そのため、わたしが書く押韻定型詩は、音節数において「自由」ですし、アクセントにもルールがありません。それは果たして真の意味で「押韻定型詩」なのか、という疑問が出ても不自然ではありません。
しかし、Rhythmed verseや漢詩が「押韻」「音節数」「アクセント」のルールを同時実現できるのは、それが英語や中国語の言語特性に沿っているからだと最近直感しました。
英語や中国語は、「アクセントを実現するための単位」に音節数の制約があります。英語はフットであり、中国語は文字が実質的に「アクセントを実現するための単位」です。
英語の文章で10フット(だいたい20音節程度)あれば、ほぼ必ず10個のアクセント(ストレス)が存在します。中国語の文章で10文字(10音節)あれば、こちらもほぼ必ず10個のアクセント(トーン)が存在します。つまり、英語や中国語は音節数とアクセントに相関があります。

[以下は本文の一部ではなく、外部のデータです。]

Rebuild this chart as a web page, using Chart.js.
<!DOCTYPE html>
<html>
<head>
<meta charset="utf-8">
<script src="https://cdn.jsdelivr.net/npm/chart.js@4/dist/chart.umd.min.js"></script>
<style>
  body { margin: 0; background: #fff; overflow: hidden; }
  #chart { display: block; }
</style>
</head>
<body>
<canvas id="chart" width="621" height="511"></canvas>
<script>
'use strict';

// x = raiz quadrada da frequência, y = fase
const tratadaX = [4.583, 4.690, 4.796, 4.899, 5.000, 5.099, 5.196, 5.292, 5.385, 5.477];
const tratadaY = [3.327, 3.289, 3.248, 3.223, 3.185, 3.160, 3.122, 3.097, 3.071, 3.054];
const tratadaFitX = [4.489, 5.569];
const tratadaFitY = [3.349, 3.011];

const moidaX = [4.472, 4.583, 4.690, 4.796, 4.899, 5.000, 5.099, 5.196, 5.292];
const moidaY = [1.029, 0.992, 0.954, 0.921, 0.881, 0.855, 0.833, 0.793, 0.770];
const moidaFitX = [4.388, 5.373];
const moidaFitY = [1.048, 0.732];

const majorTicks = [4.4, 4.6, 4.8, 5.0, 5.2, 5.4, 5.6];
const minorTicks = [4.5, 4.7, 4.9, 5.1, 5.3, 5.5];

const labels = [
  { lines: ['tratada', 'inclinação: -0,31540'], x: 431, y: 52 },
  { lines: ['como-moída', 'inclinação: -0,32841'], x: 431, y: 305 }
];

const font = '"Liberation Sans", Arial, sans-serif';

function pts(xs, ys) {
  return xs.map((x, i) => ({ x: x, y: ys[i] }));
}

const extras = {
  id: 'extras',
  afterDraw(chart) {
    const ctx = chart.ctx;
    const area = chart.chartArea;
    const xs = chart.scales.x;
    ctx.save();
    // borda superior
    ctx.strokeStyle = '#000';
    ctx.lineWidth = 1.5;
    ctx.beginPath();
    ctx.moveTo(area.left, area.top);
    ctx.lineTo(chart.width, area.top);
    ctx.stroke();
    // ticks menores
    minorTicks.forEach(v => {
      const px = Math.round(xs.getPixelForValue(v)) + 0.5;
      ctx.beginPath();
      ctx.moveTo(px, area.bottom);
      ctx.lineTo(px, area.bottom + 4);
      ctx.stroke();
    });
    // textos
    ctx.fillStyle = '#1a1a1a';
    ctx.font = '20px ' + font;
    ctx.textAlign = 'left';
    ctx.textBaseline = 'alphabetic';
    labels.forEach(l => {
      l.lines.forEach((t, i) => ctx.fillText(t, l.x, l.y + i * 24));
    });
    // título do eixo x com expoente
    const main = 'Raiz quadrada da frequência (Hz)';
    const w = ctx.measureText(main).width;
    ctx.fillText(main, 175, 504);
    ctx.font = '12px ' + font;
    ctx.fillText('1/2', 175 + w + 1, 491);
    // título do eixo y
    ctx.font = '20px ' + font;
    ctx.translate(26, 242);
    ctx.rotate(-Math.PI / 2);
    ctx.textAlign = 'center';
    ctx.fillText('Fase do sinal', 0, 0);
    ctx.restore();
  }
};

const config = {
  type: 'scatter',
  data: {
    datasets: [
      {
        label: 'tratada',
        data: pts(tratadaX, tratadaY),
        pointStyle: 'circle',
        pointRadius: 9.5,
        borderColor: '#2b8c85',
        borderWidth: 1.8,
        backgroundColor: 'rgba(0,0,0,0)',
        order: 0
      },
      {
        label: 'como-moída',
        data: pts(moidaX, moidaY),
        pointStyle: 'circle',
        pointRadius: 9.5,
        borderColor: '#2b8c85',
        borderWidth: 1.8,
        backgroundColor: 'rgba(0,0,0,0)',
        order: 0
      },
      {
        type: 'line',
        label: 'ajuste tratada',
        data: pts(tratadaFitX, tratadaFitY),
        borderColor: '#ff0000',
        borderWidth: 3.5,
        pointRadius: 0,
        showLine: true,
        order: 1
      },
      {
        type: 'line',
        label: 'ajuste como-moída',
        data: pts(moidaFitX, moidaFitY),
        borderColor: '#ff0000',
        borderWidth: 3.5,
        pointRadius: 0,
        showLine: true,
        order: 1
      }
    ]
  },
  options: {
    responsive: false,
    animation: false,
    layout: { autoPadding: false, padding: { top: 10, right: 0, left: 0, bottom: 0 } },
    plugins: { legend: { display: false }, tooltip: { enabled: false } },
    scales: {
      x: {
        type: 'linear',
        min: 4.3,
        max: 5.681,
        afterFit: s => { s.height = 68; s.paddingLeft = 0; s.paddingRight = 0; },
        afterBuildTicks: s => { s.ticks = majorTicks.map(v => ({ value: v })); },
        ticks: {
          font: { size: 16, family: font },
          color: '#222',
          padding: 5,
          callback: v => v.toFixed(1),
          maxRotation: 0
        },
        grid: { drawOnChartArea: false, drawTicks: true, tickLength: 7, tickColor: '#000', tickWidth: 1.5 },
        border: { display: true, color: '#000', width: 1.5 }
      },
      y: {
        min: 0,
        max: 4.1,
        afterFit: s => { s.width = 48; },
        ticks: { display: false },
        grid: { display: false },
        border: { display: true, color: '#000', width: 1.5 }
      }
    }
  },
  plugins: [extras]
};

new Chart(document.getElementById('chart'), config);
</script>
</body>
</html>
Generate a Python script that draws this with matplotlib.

しかし、日本語にはこの制約がありません。日本語が10文字あるいは10音節あるとき、そこにどれだけのアクセントが存在するかは不明です。10文字で1個のアクセントだけかもしれないし、3個4個あることもありえます。しかも厄介なのは、この時に日本語の場合は文字数に上限がないことで、理論的には10兆文字で1個のアクセントだけにすることも可能です。日本語は音節数とアクセントに相関がない言語と言えます。
よって、詩歌の一行を構成する時に、英語や中国語は音節数を決めるとアクセント数も自然と決まります。しかし、日本語ではできない。日本語で詩歌の一行の構成に、特定の位置でアクセントを実現するというルールを盛り込むのは現実的ではありません。
3 短歌に対する推論
わたしの上記の考えでいくと、短歌の句が5音や7音であることは、アクセントとは関係がないところで決まっていったことになります。しかし、そうであればなぜ短歌の句が5音や7音になっていったのでしょうか。
日本語でアクセントを揃えることは非現実的であったとしても、短歌の句で実現されているものが「何なのか」を適切に抽象化できれば、詩でも実現ができるようになるかもしれません。
ここからは頭の体操です。
短歌の世界では、基本的には促音や撥音などの特殊モーラを1音節として数えます。つまり、日常会話とは切り離された空間になっているはずです。この時に実現しているものが、音節だけではなくてイントネーションもそうなっていると仮定するならば、適切な理解が可能であるように感じます。
短歌の句というのは、意図的なモーラリズムのイントネーション区間を整備し、それを5つ並べている世界、アートフォームなのかもしれません。
そうなると、抽象的に実現されている短歌の世界というのは、最終的には長短律なのかもしれない、とさえ思います。
これがストレートに詩に応用できるとは思いませんが、参考にはなります。長短律が日常会話の世界でどれぐらい効果的なのかは、よく検討が必要そうです。